Excuse me, govna’, but let’s throw another crumpet on the barbie. Or is that the lorry? Skip to me loo. Nooks & crannies. British British British ack!
Though my understanding of English culture is keen and nuanced (see above), I never thought to try my hand at the English muffin before this year. The near perfect breakfast bread always struck me as unequivocally store-bought, the sort of key ingredient anyone without a commercial kitchen would be crazy to attempt. But as I am crazy, at least insofar as brunch is concerned, I suppose it was only a matter of time before I vowed to serve the next Benedict that passed through my kitchen on a homemade English muffin.
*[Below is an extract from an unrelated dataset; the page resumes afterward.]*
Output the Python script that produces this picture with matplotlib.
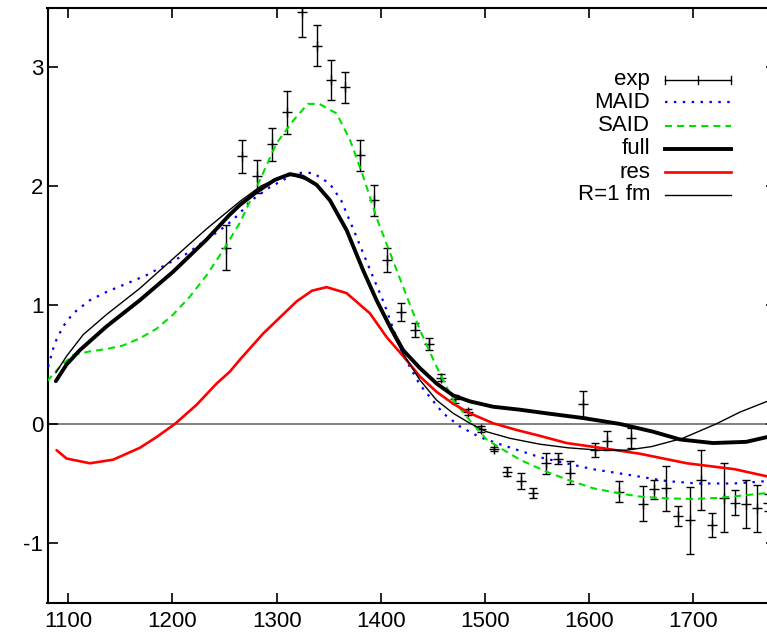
import matplotlib
matplotlib.use("Agg")
import matplotlib.pyplot as plt

plt.rcParams['font.family'] = ['Liberation Sans', 'DejaVu Sans']

# experimental points
exp_x = [1251.3, 1266.4, 1281.1, 1295.2, 1309.9, 1324.0, 1338.4, 1352.4, 1365.9, 1379.7,
         1393.2, 1406.2, 1419.4, 1432.9, 1446.0, 1457.8, 1471.3, 1483.5, 1496.3, 1509.0,
         1520.9, 1534.4, 1545.9, 1558.4, 1570.2, 1581.7, 1594.0, 1606.1, 1617.0, 1628.8,
         1640.3, 1651.6, 1662.7, 1674.3, 1685.8, 1696.7, 1707.6, 1718.4, 1729.7, 1740.5,
         1750.8, 1761.4, 1772.0]
exp_y = [1.48, 2.25, 2.08, 2.35, 2.62, 3.46, 3.18, 2.89, 2.83, 2.26,
         1.88, 1.38, 0.94, 0.79, 0.67, 0.39, 0.21, 0.10, -0.04, -0.21,
         -0.40, -0.48, -0.58, -0.33, -0.29, -0.41, 0.17, -0.22, -0.14, -0.57,
         -0.12, -0.67, -0.55, -0.54, -0.77, -0.81, -0.47, -0.85, -0.62, -0.66,
         -0.67, -0.71, -0.66]
exp_err = [0.19, 0.14, 0.14, 0.14, 0.18, 0.21, 0.17, 0.17, 0.13, 0.13,
           0.13, 0.10, 0.076, 0.056, 0.05, 0.03, 0.03, 0.025, 0.025, 0.02,
           0.036, 0.07, 0.04, 0.09, 0.05, 0.095, 0.11, 0.06, 0.08, 0.087,
           0.084, 0.147, 0.077, 0.19, 0.084, 0.28, 0.25, 0.10, 0.29, 0.107,
           0.20, 0.20, 0.07]

maid_x = [1080.6, 1087, 1095, 1104.6, 1120.7, 1136.7, 1156, 1175, 1194, 1213.5,
          1232.8, 1252, 1264.7, 1274.3, 1293.5, 1319, 1335, 1351, 1362, 1374,
          1390, 1403, 1412, 1421.6, 1437.6, 1460, 1476, 1495, 1514.5, 1553,
          1578, 1604, 1640, 1675, 1705, 1739, 1771]
maid_y = [0.48, 0.68, 0.82, 0.93, 1.04, 1.11, 1.18, 1.25, 1.34, 1.43,
          1.55, 1.67, 1.77, 1.87, 1.99, 2.11, 2.11, 2.02, 1.88, 1.63,
          1.29, 1.02, 0.80, 0.58, 0.33, 0.09, -0.02, -0.11, -0.17, -0.28,
          -0.33, -0.38, -0.43, -0.48, -0.50, -0.50, -0.48]

said_x = [1079.6, 1091.8, 1104.6, 1120.7, 1136.7, 1152.6, 1168.7, 1184.7, 1200.7, 1216.7,
          1232.8, 1248.7, 1264.7, 1284, 1300, 1316, 1330, 1341, 1357.6, 1370.4,
          1383.2, 1397, 1421.6, 1437.6, 1453.7, 1469.6, 1485.7, 1501.7, 1514.5, 1533.7,
          1559, 1580, 1604, 1627, 1649, 1675, 1700, 1726, 1771]
said_y = [0.36, 0.48, 0.58, 0.61, 0.63, 0.66, 0.72, 0.80, 0.92, 1.07,
          1.25, 1.46, 1.69, 2.05, 2.36, 2.55, 2.69, 2.69, 2.61, 2.39,
          2.08, 1.71, 1.15, 0.79, 0.48, 0.20, 0.03, -0.13, -0.20, -0.30,
          -0.40, -0.47, -0.54, -0.58, -0.61, -0.625, -0.63, -0.62, -0.58]

full_x = [1088, 1098.3, 1111, 1136.7, 1168.7, 1200.7, 1232.8, 1255.1, 1264.7, 1280.8,
          1298, 1312.8, 1325, 1338.4, 1351.2, 1367.2, 1383.2, 1396, 1408.8, 1421.6,
          1437.6, 1453.7, 1469.6, 1485.7, 1508, 1533.7, 1559, 1594.5, 1630, 1661.7,
          1687.5, 1719, 1751, 1771]
full_y = [0.36, 0.50, 0.62, 0.82, 1.04, 1.28, 1.55, 1.76, 1.84, 1.95,
          2.05, 2.10, 2.08, 2.01, 1.88, 1.63, 1.29, 1.04, 0.82, 0.62,
          0.47, 0.34, 0.24, 0.19, 0.145, 0.12, 0.09, 0.05, 0.0, -0.065,
          -0.13, -0.16, -0.15, -0.11]

res_x = [1088.7, 1098.3, 1120.7, 1143, 1168.7, 1184.7, 1202.3, 1223, 1242.4, 1255.1,
         1264.7, 1287.1, 1319.2, 1334, 1348, 1367.2, 1389.6, 1405.7, 1421.6, 1437.6,
         1453.7, 1469.6, 1485.7, 1508, 1530.5, 1553, 1578.5, 1610.6, 1649, 1694,
         1740, 1771]
res_y = [-0.22, -0.29, -0.33, -0.30, -0.20, -0.11, 0.00, 0.16, 0.34, 0.44,
         0.54, 0.76, 1.03, 1.12, 1.15, 1.10, 0.93, 0.73, 0.57, 0.40,
         0.27, 0.17, 0.09, 0.006, -0.05, -0.10, -0.16, -0.20, -0.25, -0.33,
         -0.38, -0.44]

r1_x = [1088, 1098.3, 1114.2, 1136.7, 1168.7, 1200.7, 1232.8, 1255, 1264.7, 1285,
        1305, 1315, 1330, 1338.4, 1351.2, 1367.2, 1383.2, 1396, 1408.8, 1421.6,
        1437.6, 1453.7, 1469.6, 1485.7, 1501.7, 1524, 1553, 1580, 1610, 1636,
        1660, 1690, 1722, 1745, 1771]
r1_y = [0.43, 0.57, 0.75, 0.92, 1.14, 1.39, 1.64, 1.80, 1.87, 2.00,
        2.08, 2.09, 2.05, 2.01, 1.88, 1.63, 1.29, 1.03, 0.80, 0.59,
        0.37, 0.20, 0.09, 0.006, -0.065, -0.12, -0.17, -0.20, -0.22, -0.22,
        -0.19, -0.12, 0.0, 0.10, 0.19]

xticks = [1100, 1200, 1300, 1400, 1500, 1600, 1700]
yticks = [-1, 0, 1, 2, 3]

W, H = 767, 640
fig = plt.figure(figsize=(W / 100, H / 100), dpi=100)
left_px, right_px, top_px, bot_px = 47.5, 776.4, 7.5, 602.5
ax = fig.add_axes([left_px / W, (H - bot_px) / H, (right_px - left_px) / W, (bot_px - top_px) / H])

ax.set_xlim(1080, 1780)
ax.set_ylim(-1.5, 3.5)

ax.axhline(0, color='#808080', lw=1.4, zorder=1)

ax.errorbar(exp_x, exp_y, yerr=exp_err, fmt='+', color='black', ms=7, mew=1.0,
            elinewidth=1.0, capsize=3.2, capthick=1.0, zorder=2)
kw_line = dict(solid_joinstyle='round', solid_capstyle='round')
ax.plot(maid_x, maid_y, color='#0000ff', lw=1.6, linestyle=(0, (1.1, 2.9)), zorder=3)
ax.plot(said_x, said_y, color='#00e000', lw=1.5, linestyle=(0, (3.4, 2.4)), zorder=3)
ax.plot(full_x, full_y, color='black', lw=2.8, zorder=4, **kw_line)
ax.plot(res_x, res_y, color='#ff0000', lw=1.9, zorder=4, **kw_line)
ax.plot(r1_x, r1_y, color='black', lw=1.0, zorder=5, **kw_line)

ax.set_xticks(xticks)
ax.set_yticks(yticks)
ax.set_xticklabels([str(t) for t in xticks])
ax.set_yticklabels([str(t) for t in yticks])
ax.tick_params(direction='in', length=7, width=1.2, top=True, right=True,
               labelsize=16, colors='black')
ax.tick_params(axis='x', pad=6)
ax.tick_params(axis='y', pad=3)
for s in ax.spines.values():
    s.set_linewidth(1.5)

# legend (gnuplot style: right-aligned labels, samples on the right)
labels = ['exp', 'MAID', 'SAID', 'full', 'res', 'R=1 fm']
rows = [0.8782, 0.8407, 0.8013, 0.7627, 0.7235, 0.6849]
tx, s0, s1 = 0.8266, 0.8472, 0.9377
styles = [None,
          dict(color='#0000ff', lw=1.6, linestyle=(0, (1.1, 2.9))),
          dict(color='#00e000', lw=1.5, linestyle=(0, (3.4, 2.4))),
          dict(color='black', lw=2.8),
          dict(color='#ff0000', lw=1.9),
          dict(color='black', lw=1.0)]
for lab, yr, st in zip(labels, rows, styles):
    ax.text(tx, yr, lab, transform=ax.transAxes, ha='right', va='center', fontsize=16)
    if st is None:
        ax.plot([s0, s1], [yr, yr], transform=ax.transAxes, color='black', lw=1.0)
        dy = 0.007
        for xx in (s0, (s0 + s1) / 2, s1):
            ax.plot([xx, xx], [yr - dy, yr + dy], transform=ax.transAxes, color='black', lw=1.0)
    else:
        ax.plot([s0, s1], [yr, yr], transform=ax.transAxes, **st)

fig.savefig('out.png', dpi=100)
Of course, as is often the case when we self-handicap, the process turned out far easier than I anticipated. At its core, an English muffin is a yeasted bread cooked on the stovetop instead of in the oven. I’m not sure how I made it through life so far without one of those cones that prevents a puppy from licking itself, but the idea of cooking bread on the stove had never occurred to me. The inner dialogue went something like, “Gee, Kyle, how do they get those muffins so evenly browned? I dunno, Kyle—best we better google it.” Yeah, my inner dialogue sounds a lot like settlers from that early 90s Oregon Trail computer game. But before the dysentery.
Any E-muff connoisseur will tell you that the most important aspect of the bread is its nooks & crannies (I was an early adopter of the newsgroup alt.emuff.nooks.crannies, but only because I thought it meant something else). The interior of your muffin should be craggy, a veritable repository for butter, jams, and hollandaise. This is accomplished through rise times, so you may choose to opt out of some—for instance, I don’t always allow my dough to rest overnight in the fridge if I’m in a hurry—but your muffin might be slightly less . . .cranny? I wanna say cranny.
Colours of the world, spice up your life*, every boy and every girl, spice up your life—with the following recipe for English Muffins. It’ll have you speaking in badly accented gibberish in no time.
*The Spice Girls are probably Britain’s greatest export since the toothbrush. I will fight you.
- ¾ cup flour
- ½ cup water
- ½ teaspoon active dry yeast
- 1 cup milk, whole or 2%
- 1 teaspoon active dry or instant yeast
- 2 tablespoons sugar
- 1 egg, lightly beaten
- 1 teaspoon salt
- 3 cups flour
- Semolina or cornmeal for dusting
- Make the poolish: Mix the flour, water, and yeast together in a large mixing bowl until glossy. Cover and allow to sit for at least two hours but up to twelve before continuing to the next step. Poolish should be bubbly before proceeding.
- In the bowl of a stand mixer fitted with the hook attachment, combine the milk and yeast for the dough before incorporating the poolish with a whisk. Mixture will be frothy.
- Add the sugar, beaten egg, and salt to the bowl and incorporate with a whisk. Add 3 cups flour and mix until a shaggy dough forms.
- Using the hook attachment of your mixer, knead the dough until it comes together as a shiny, smooth ball—about 7-8 minutes.
- Transfer the dough to a lightly oiled bowl and let rise until doubled in size, about two hours. Alternatively, you can allow the dough to rest in the refrigerator overnight (and up to 3 days). Longer resting times mean more nooks and crannies in the finished muffin.
- Turn the dough out onto a work surface and divide into 12 equal pieces using a dough scraper (I’m a sucker for precision so used my kitchen scale to divide evenly). Shape into smooth balls.
- Dust a baking sheet with semolina or cornmeal and place muffins there for an additional rise until doubled in size, 1-2 hours.
- Warm a large, heavy-bottomed skillet over medium heat. Melt a tablespoon of butter and begin cooking your muffins. Each muffin will require about 5-6 minutes on each side.
- Serve immediately. Store in an airtight container at room temperature for 3-5 days, depending on humidity.